What is the purpose of any of the four gospels? The word “gospel” directly translates as “good news.” The point of each of the four gospels is to relay the good news of Jesus Christ – the life, death, and resurrection of the Son of God, the Savior of the world. They each overlap in some areas, Matthew, Mark, and Luke more so than John, and they each have their own unique details. But each one, whether recounting genealogies, historical events, teachings, or miracles is all guiding you toward a singular thing – understanding Jesus Christ. This is the mission of the Christian, that we might grow in our understanding, and serve God in bringing others to understand the Truth, so it makes sense that our brothers in Christ who God used to pen His Word strive to this singular goal from many different angles. John was blatant concerning this in his gospel, driving at the point of Christ’s deity, of His oneness with God from the very beginning. We see this same persistence toward communicating the true nature of God, our relationship with Him, and who we are through Him in the letter of 1 John. As we address our understanding of the commandment we keep, the Light and Love of God, our relationship with sin and the world, and the position we have in relation to God and our brothers and sisters in Christ, we move in a sort of cyclical pattern, because it’s all related. Our understanding of each subject John addresses directly influences and is influenced by the subjects that come before and after it. 1 John systematically flows through and returns to these points and principles, all striving to the point that we better understand Jesus and who we are in Him.
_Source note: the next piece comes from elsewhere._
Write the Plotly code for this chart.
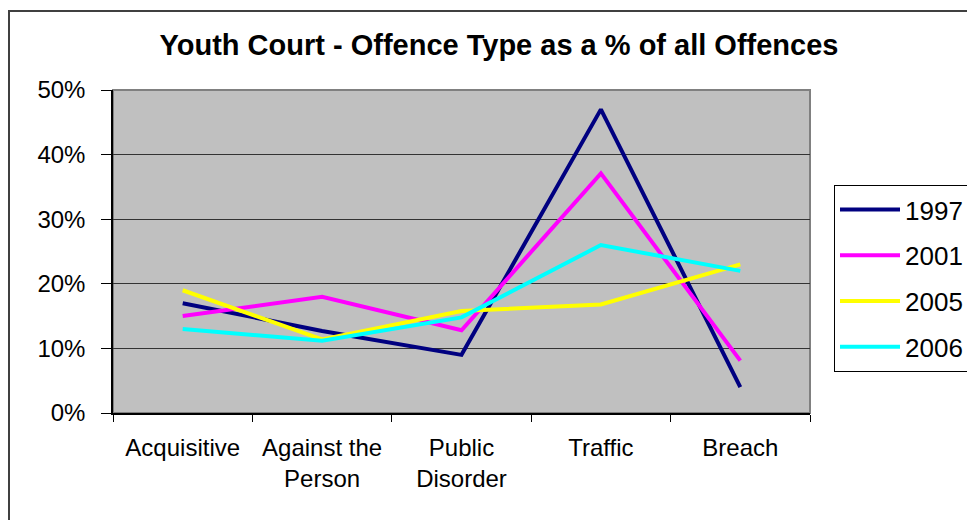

In today’s passage, as we close out chapter 3 of 1 John, we see another sort of culmination before we shift in subjects again, pointing us toward greater understanding of the Love of God, and what it means for us to practice this love, to carry out His commandments in the face of temptation and sin.

Changed in Love

  1. Corrected by the Spirit of Love

There’s a curious dynamic between the person saved in Christ and sin. We addressed this in 1 John 2:1, where John wrote,

“My little children, I am writing these things to you so that you may not sin. But if anyone does sin, we have an advocate with the Father, Jesus Christ the righteous.”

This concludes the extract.